Take a look at

To the C2 community:



Take a look at the system SPX Edge. The fact that the vendor provided Out-of-Sample, Forward Tested results for ten years and that he is giving a presentation at MIT warrants attention in my humble opinion. The 30 day free trial period is also a good sign.



As always, do your own research, I have no monetary or other interest in promoting this system. Below is the email response the vendor sent me to one of my inquiries:



Hi Karl,



You asked some very good questions.



The system increases position size based on risk and not based on account equity.



Average True Range (ATR) is the measure of risk used. I use an Average True Length (ATR) with a length of 5 days/bars and a multiple of 1. I subtract the ATR value from the entrance price to determine the dollar loss per contract if stopped out (stop loss Price). Then based on the dollar loss per contract, I figure out how many contracts to buy/short based on percentage of the account I am willing to risk.
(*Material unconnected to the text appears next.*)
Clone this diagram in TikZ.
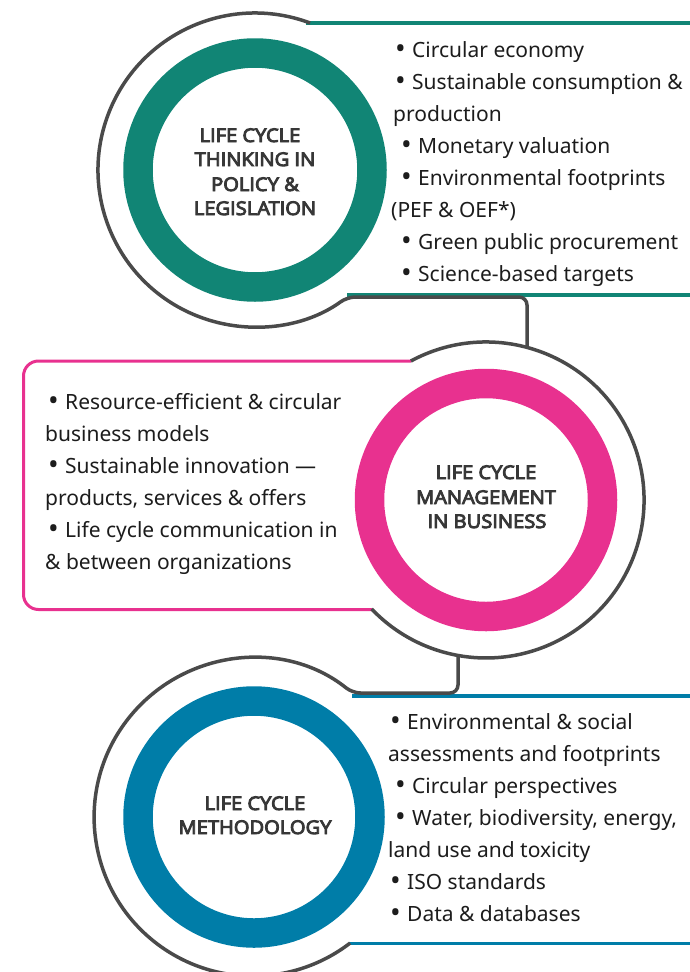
\documentclass[tikz,border=0pt]{standalone}
\usepackage{fontspec}
\setmainfont{Noto Sans}
\newfontfamily\labelfont{Open Sans}[FakeBold=5, FakeStretch=1.07]
\definecolor{tealc}{RGB}{17,133,117}
\definecolor{pinkc}{RGB}{232,49,143}
\definecolor{bluec}{RGB}{0,125,168}
\definecolor{framegray}{RGB}{74,74,74}
\definecolor{textdark}{RGB}{28,28,28}
\definecolor{labelgray}{RGB}{55,55,55}
\newcommand\bitem[1]{\makebox[16pt][l]{\hspace{-1pt}\raisebox{-1.8pt}{\scalebox{1.35}{•}}}#1}
\begin{document}
\begin{tikzpicture}[x=1pt,y=-1pt,
  frame/.style={draw=framegray, line width=3.5pt, rounded corners=8pt},
  rule/.style={line width=3.3pt},
  ring/.style={line width=29.5pt},
  body/.style={font=\fontsize{21}{32}\selectfont, text=textdark, inner sep=0pt, anchor=base west},
  label/.style={font=\labelfont\fontsize{18.8}{24.5}\selectfont, text=labelgray, inner sep=0pt, anchor=base}]
\useasboundingbox (0,0) rectangle (690,972);
\clip (0,0) rectangle (690,972);

% centres
\coordinate (ctop) at (255,170);
\coordinate (cmid) at (486,500);
\coordinate (cbot) at (254,817);

% ---------- top section ----------
\draw[tealc, rule] (306,23) -- (690,23);
\draw[tealc, rule] (347,295) -- (690,295);
\draw[frame] (310.1,23) arc[start angle=-69.45, end angle=-306.0, radius=157]
  -- (527,297) -- (527,347.4);
\draw[tealc, ring] (ctop) circle[radius=117];

% ---------- middle section ----------
\draw[pinkc, line width=3pt, rounded corners=15pt] (411,361) -- (23.5,361) -- (23.5,609.5) -- (372,609.5);
\draw[frame] (410.9,361) arc[start angle=-118.4, end angle=136.4, radius=158];
\draw[pinkc, ring] (cmid) circle[radius=116.5];

% ---------- bottom section ----------
\draw[bluec, rule] (352,696) -- (690,696);
\draw[bluec, rule] (349,943.5) -- (690,943.5);
\draw[frame] (458,655.5) -- (458,693) -- (352.5,693)
  arc[start angle=-51.3, end angle=-307.6, radius=159];
\draw[bluec, ring] (cbot) circle[radius=116];

% ---------- circle labels ----------
\node[label] (t1) at (250,142) {LIFE CYCLE};
\node[label] (t2) at (255,166) {THINKING IN};
\node[label] (t3) at (255,191) {POLICY \&};
\node[label] (t4) at (255,215) {LEGISLATION};

\node[label] (m1) at (486,479) {LIFE CYCLE};
\node[label] (m2) at (486,504) {MANAGEMENT};
\node[label] (m3) at (487,528) {IN BUSINESS};

\node[label] (b1) at (255,810) {LIFE CYCLE};
\node[label] (b2) at (255,834) {METHODOLOGY};

% ---------- top list ----------
\node[body] (ta) at (396,57) {\bitem{Circular economy}};
\node[body] (tb) at (396,89) {\bitem{Sustainable consumption \&}};
\node[body] (tc) at (393,121) {production};
\node[body] (td) at (402,153) {\bitem{Monetary valuation}};
\node[body] (te) at (402,185) {\bitem{Environmental footprints}};
\node[body] (tf) at (391,217) {(PEF \& OEF*)};
\node[body] (tg) at (402,249) {\bitem{Green public procurement}};
\node[body] (th) at (402,281) {\bitem{Science-based targets}};

% ---------- middle list ----------
\node[body] (ma) at (49,409) {\bitem{Resource-efficient \& circular}};
\node[body] (mb) at (45,441) {business models};
\node[body] (mc) at (49,473) {\bitem{Sustainable innovation —}};
\node[body] (md) at (45,505) {products, services \& offers};
\node[body] (me) at (49,537) {\bitem{Life cycle communication in}};
\node[body] (mf) at (45,569) {\& between organizations};

% ---------- bottom list ----------
\node[body] (ba) at (391,729) {\bitem{Environmental \& social}};
\node[body] (bb) at (388,761) {assessments and footprints};
\node[body] (bc) at (396,793) {\bitem{Circular perspectives}};
\node[body] (bd) at (396,825) {\bitem{Water, biodiversity, energy,}};
\node[body] (be) at (388,857) {land use and toxicity};
\node[body] (bf) at (391,889) {\bitem{ISO standards}};
\node[body] (bg) at (391,921) {\bitem{Data \& databases}};
\end{tikzpicture}
\end{document}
For the C2 community, I set Percentage of account to risk at 5.75% per trade. I chose this level to maximize profit and to avoid C2’s high trade risk scoring. (This level can be adjusted to your risk tolerance)



The equation for determining the number of contracts is:



Position Size = (Account Equity * % Account risk per trade) / Dollar Risk per contract



Below is an example using a $20,000 account and a % account risk per trade set to 5.75%:



Purchase Price: 1750.00

5 Day ATR (multiple of 1): 15.00

Stop Loss Price: 1735.00 (1750.00 - 15.00)



Risk per contract: $750.00 (15 * $50)



Position Size = (Account Equity * % Account risk per trade) / Dollar Risk per contract

Position Size = ($20,000 * 5.75%) / $750.00

Position Size = ($1,150) / $750

Position Size = 1.53

Position Size = 1 (need to round down)



If my account was $30,000 then:



Position Size = (Account Equity * % Account risk per trade) / Dollar Risk per contract

Position Size = ($30,000 * 5.75%) / $750.00

Position Size = ($1,725) / $750

Position Size = 2.3

Position Size = 2 (need to round down)



To summarize, the position size is going to depend on volatility of the market, account size, and how much of the account we are willing to risk per trade. The higher the volatility, the fewer contracts we trade. If we are in a drawdown, we trade fewer contracts. The smaller the account size, the fewer contracts we trade. The number Contracts we trade are based on the percent account risk level per trade we are willing to risk.



Side Note: This system can be traded with a wider stop level. Widening the stop level will increase the Percentage of winning trades, but we will be trading fewer contracts.



After my presentation in Boston, I am thinking of putting together a YouTube video of a condensed version of the presentation. I think this will help everyone understand how to position their systems. I am hoping to get the video out a few weeks after the presentation.



Yes, I trade my own system. I use TradeStation as my broker.



I hope I answered your question about the position size. If not, let me know.